With very few exceptions, the codebases you’ll encounter in paying jobs are big. A more direct to say it is this: most paying codebases are complex. Very complex, judging by my experience and standards.
What qualifies as a complex codebase?
- Lines of code are measured in the millions.
- There’s dozens of direct dependencies.
- Bonus points: several programming languages.
But the real measure is more subtle. Looking closer, it can best be seen in the nature of what devs do every day. In a complex codebase, developers and testers spend most of their time struggling with the existing codebase. Struggling with the existing codebase means that:
- Easy, even trivial features, take days of work to retrofit in the existing codebase, even when the most senior devs are working on them.
- Certain sections of the code are untouchable and devs work around them.
The sad reality is that most codebases converge to this state in a short amount of time. It happens in just a few years, and it also happens to startups. We still lack the conceptual technology for writing non-trivial systems without incurring in horrid complexity by default.
This article is written for devs that are aware of this, and yet they need to work in these codebases for their own sustenance. You’re not alone. If you are aware that most complexity is avoidable, and that most of your team’s effort is a wasted effort against a coding quagmire, you are presented with the following options:
- Find another company with codebases that are more tolerable.
- Find solace in your own projects, where complexity is actually contained, and try to make money from them instead.
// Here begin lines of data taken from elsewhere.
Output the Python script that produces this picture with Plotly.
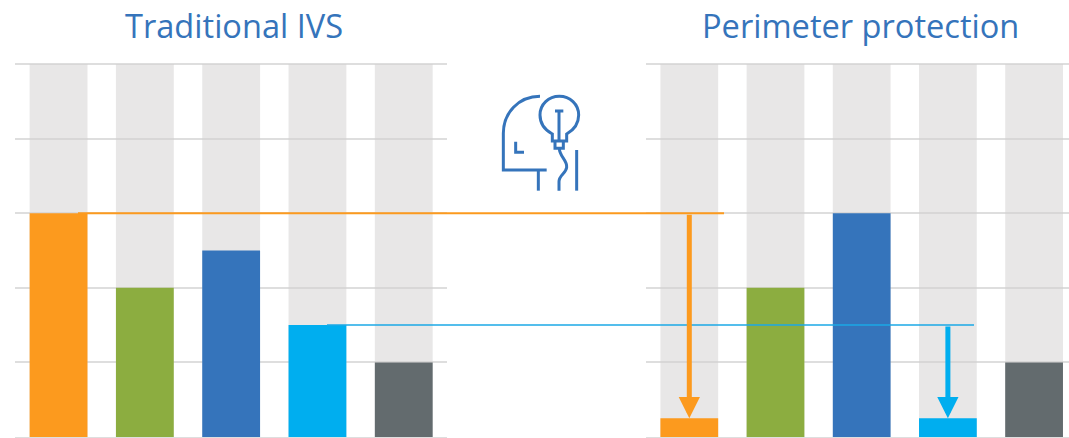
import plotly.graph_objects as go

W, H = 1069, 438
categories = ["A", "B", "C", "D", "E"]
capacity = [5, 5, 5, 5, 5]
traditional_ivs = [3, 2, 2.5, 1.5, 1]
perimeter_protection = [0.25, 2, 3, 0.25, 1]
bar_colors = ["#FC9A1E", "#8CAD40", "#3574BB", "#00AEEF", "#636B6E"]
panel_titles = ["Traditional IVS", "Perimeter protection"]
BLUE = "#3574BB"

fig = go.Figure()
for suffix, values in (("", traditional_ivs), ("2", perimeter_protection)):
    fig.add_bar(x=categories, y=capacity, xaxis="x" + suffix, yaxis="y" + suffix,
                marker=dict(color="rgba(210,208,208,0.5)", line_width=0), showlegend=False)
    fig.add_bar(x=categories, y=values, xaxis="x" + suffix, yaxis="y" + suffix,
                marker=dict(color=bar_colors, line_width=0), showlegend=False)

def px(x):
    return x / W

def py(y):
    return 1 - y / H

axis_y = dict(range=[0, 5.02], dtick=1, showticklabels=False, showgrid=True, gridcolor="#DEDEDE",
              gridwidth=2, zeroline=False, showline=False, ticks="")
axis_x = dict(showticklabels=False, ticks="", showgrid=False, zeroline=False,
              showline=True, linecolor="#DEDEDE", linewidth=2, type="category", fixedrange=True)
fig.update_layout(
    width=W, height=H, margin=dict(l=0, r=0, t=0, b=0),
    paper_bgcolor="white", plot_bgcolor="white",
    barmode="overlay", bargap=0.33, showlegend=False,
    xaxis=dict(axis_x, domain=[px(15.4), px(446.9)], range=[-0.5, 4.5]),
    xaxis2=dict(axis_x, domain=[px(646.2), 1], range=[-0.5, 4.5 - 8.2 / 86.3]),
    yaxis=dict(axis_y, domain=[py(437), py(62.5)], anchor="x"),
    yaxis2=dict(axis_y, domain=[py(437), py(62.5)], anchor="x2"),
)

for text, cx in zip(panel_titles, (234, 860)):
    fig.add_annotation(text=text, xref="paper", yref="paper", x=px(cx), y=py(26), showarrow=False,
                       font=dict(family="Open Sans", size=32.6, color=BLUE, weight=400),
                       xanchor="center", yanchor="middle")

# connector lines between the panels
connectors = [(78, 724, traditional_ivs[0], "#FC9A1E", 2), (327, 974, traditional_ivs[3], "#1BA9E6", 1.5)]
for x0, x1, level, color, lw in connectors:
    fig.add_shape(type="line", xref="paper", yref="y", x0=px(x0), x1=px(x1), y0=level, y1=level,
                  line=dict(color=color, width=lw), layer="above")

# drop arrows
arrows = [("A", traditional_ivs[0], perimeter_protection[0], "#FC9A1E"),
          ("D", traditional_ivs[3], perimeter_protection[3], "#00AEEF")]
for cat, start, end, color in arrows:
    fig.add_annotation(xref="x2", yref="y2", axref="x2", ayref="y2", x=cat, y=end, ax=cat, ay=start,
                       text="", showarrow=True, arrowhead=2, arrowsize=0.85, arrowwidth=5,
                       arrowcolor=color, standoff=0)

# head + light bulb icon (zoom coords of a 120 px crop, 3x)
def z(zx, zy):
    return f"{px(480 + zx / 3):.5f},{py(80 + zy / 3):.5f}"

icon_paths = [
    f"M{z(180,49)} C{z(115,49)} {z(70,100)} {z(70,160)} L{z(70,270)} L{z(200,270)}",
    f"M{z(175,270)} L{z(175,332)}",
    f"M{z(107,185)} L{z(107,217)} L{z(132,217)}",
    f"M{z(217,183)} L{z(217,162)} C{z(195,150)} {z(180,130)} {z(180,105)} "
    f"C{z(180,72)} {z(206,49)} {z(238,49)} C{z(270,49)} {z(296,72)} {z(296,105)} "
    f"C{z(296,130)} {z(281,150)} {z(260,162)} L{z(260,183)} Z",
    f"M{z(225,185)} L{z(225,205)} L{z(250,205)} L{z(250,185)}",
    f"M{z(225,93)} L{z(250,93)} M{z(237,93)} L{z(237,185)}",
    f"M{z(238,205)} C{z(238,230)} {z(262,240)} {z(260,262)} C{z(258,280)} {z(237,285)} {z(237,305)} L{z(237,332)}",
    f"M{z(290,210)} L{z(290,332)}",
]
for p in icon_paths:
    fig.add_shape(type="path", xref="paper", yref="paper", path=p,
                  line=dict(color=BLUE, width=3), layer="above")

fig.write_html("out.html", config=dict(displayModeBar=False),
               post_script="document.body.style.margin='0';")
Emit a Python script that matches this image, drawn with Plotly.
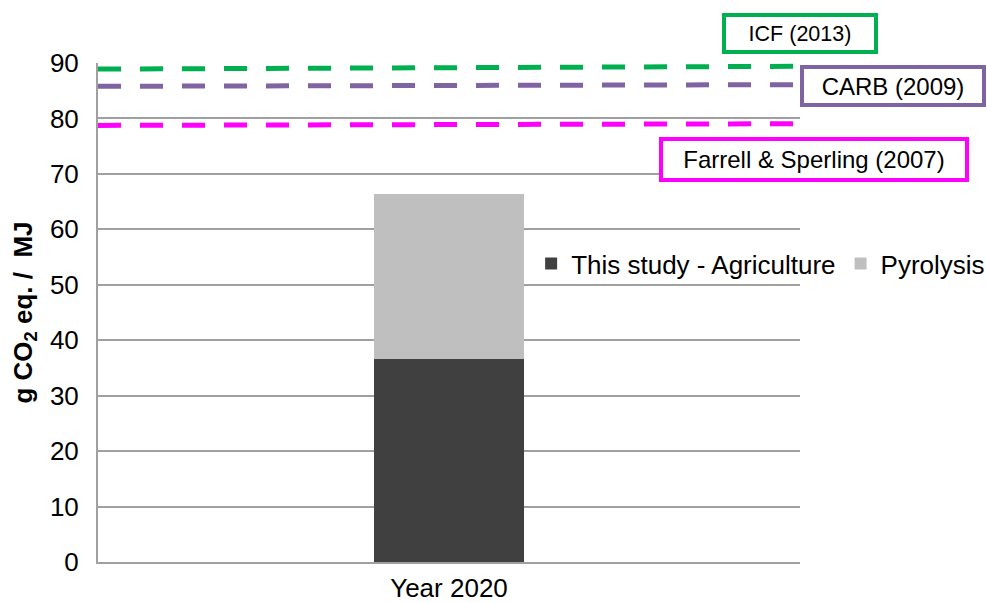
import plotly.graph_objects as go

categories = ["Year 2020"]
agriculture = [36.6]
pyrolysis = [29.7]

ref_names = ["ICF (2013)", "CARB (2009)", "Farrell & Sperling (2007)"]
ref_start = [88.9, 85.8, 78.75]
ref_end = [89.4, 86.1, 79.05]
ref_colors = ["#00B050", "#8064A2", "#FF00FF"]

font_family = "Liberation Sans, Arial, sans-serif"

fig = go.Figure()
fig.add_trace(go.Bar(x=categories, y=agriculture, name="This study - Agriculture",
                     marker=dict(color="#404040", line=dict(width=0)), width=0.215))
fig.add_trace(go.Bar(x=categories, y=pyrolysis, name="Pyrolysis",
                     marker=dict(color="#BFBFBF", line=dict(width=0)), width=0.215))

for name, y0, y1, c in zip(ref_names, ref_start, ref_end, ref_colors):
    fig.add_trace(go.Scatter(x=[0, 1], y=[y0, y1], mode="lines", xaxis="x2",
                             line=dict(color=c, width=5, dash="23px,19px"),
                             showlegend=False, hoverinfo="skip"))

# box annotations
box_specs = [
    # text, x, y, w, h, font size
    (ref_names[0], 1.0, 1.06, 148, 33, 21.5),
    (ref_names[1], 1.1325, 0.954, 178, 34, 24),
    (ref_names[2], 1.02, 0.807, 302, 37, 24),
]
for (txt, x, y, w, h, fs), c in zip(box_specs, ref_colors):
    fig.add_annotation(text=txt, x=x, y=y, xref="paper", yref="paper",
                       xanchor="center", yanchor="middle", showarrow=False,
                       width=w, height=h, bordercolor=c, borderwidth=4, borderpad=0,
                       bgcolor="white", font=dict(size=fs, color="black", family=font_family))

fig.update_layout(
    barmode="stack",
    width=987, height=603,
    margin=dict(l=98, r=187, t=63, b=41, autoexpand=False),
    paper_bgcolor="white", plot_bgcolor="white",
    font=dict(family=font_family, size=26, color="black"),
    showlegend=True,
    legend=dict(orientation="h", x=0.617, y=0.598, xanchor="left", yanchor="middle",
                font=dict(size=26), bgcolor="rgba(0,0,0,0)", itemwidth=30,
                traceorder="normal"),
    xaxis=dict(showgrid=False, showline=True, linecolor="#A0A0A0", linewidth=2,
               ticks="", tickfont=dict(size=26), range=[-0.5, 0.5], zeroline=False,
               automargin=False, ticklabelstandoff=2),
    xaxis2=dict(overlaying="x", range=[0, 1], visible=False),
    yaxis=dict(range=[0, 90], dtick=10, showgrid=True, gridcolor="#A0A0A0", gridwidth=1.5,
               showline=True, linecolor="#A0A0A0", linewidth=2, ticks="",
               tickfont=dict(size=26), zeroline=False, automargin=False,
               ticklabelstandoff=12,
               title=dict(text="<b>g CO<sub>2</sub> eq. /  MJ</b>", font=dict(size=26), standoff=10)),
)

fig.write_html("out.html")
- Plod along, trying to incrementally improve your company’s codebase. Resist against the introduction of new paradigms or tools that will increase the complexity instead of decreasing it. Carve sections of the codebase where you have ownership and where you can decrease its complexity.
- Propose a big refactor
The first two are fine choices, but often not enough. It’s hard to find companies that are as mindful of complexity as you. And building a business is no easy task either, especially if you’re on your own.
The last two are also good, but they seem to represent the extremes of continuity and revolution. Plodding along can be a wonderful way of bringing your morale down to zero. And refactoring the entire code entails a large responsability and enormous pressure – it can be done, but usually will not work unless there’s wise dev leadership in your company, because you need to be protected from these pressures to make the refactor work. And if there was such wise leadership in the first place, the complexity probably would have been contained more.
Note: no approach, paradigm or framework will save you. If this was possible, it would already have happened.
I am hinting at another option, which is to propose a new role: the reducer. The reducer is someone whose work is to take an existing codebase and incrementally work on it to reduce its overall complexity while maintaining its functionality. The reducer is someone who is constantly refactoring the code, piecemeal but making fundamental architectural and stylistic changes to the codebase.
The measures of the success of a reducer is:
- Decreased lines of code.
- Decreased use of libraries.
- More tests pass and the overall number of bugs is reduced.
- The time taken to deploy new features is reduced.
- Onboarding of new devs becomes quicker and easier.
- All devs have a more complete mental map of the application.
Note that a reducer is not writing new features, nor fixing bugs (although both might happen as a secondary result of their work). The strict mission of a reducer is to reduce the complexity of a codebase, while maintaining its functionality.
A reducer is someone that’s draining the swamp in which most codebases are mired. When the swamp starts to be drained, stuff gets done easier and less people die of malaria and attrition. Morale and velocity improve. Dread decreases.
But if you want to sell the idea, it’s easier to say that a reducer brings down the technical debt of the codebase while not blocking the team (as a refactor would).
And to drive the point home: the factor that determines the speed of a dev team is complexity. A simple system allows a small team to go very fast. A complex system will slow down the brightest and boldest, as the war stories from Microsoft verify.
If you’re a team lead, or a manager, and want to increase the speed of your team, don’t hire more devs. Make your codebase simpler.
Note: automation won’t save you. Adding automation to a complex system will only create more chaos. This was lucidly determined by Taiichi Ohno, the father of the Toyota Production System.
The reducer can work alone, or in pairs. It can be part-time, or full-time. I think that not everyone can be a reducer, and I intuitively feel that rotation the role of reducer doesn’t make sense either. But a reducer works closely with the other devs, because they are the source of the knowledge of the system, and they will be the ones that will either thrive or suffer from the consequences of the reduction. The team itself needs to choose their reducer or reducers.
Very recently I realized that within organizations, most of my work as a programmer has been in fact as a reducer. I’ve done my best work by taking existing systems and making them simpler. I can only understand complex systems only when I have the initiative and permission to simplify them – but my cognitive tolerance for complexity vanishes as soon as I’m told that I have to contribute to an existing codebase using the same practices that have made it a quagmire.
I don’t think I’m alone in this respect.
Now, why do I propose the reducer as a role within agile, if I don’t like agile? Because most jobs and paying gigs nowadays use agile, and this is meant to bring about change within the context of existing organizations. I realized the chances I land a paying project that’s greenfield are low – but I might pull off convincing the team on letting me work in the direction of simplicity.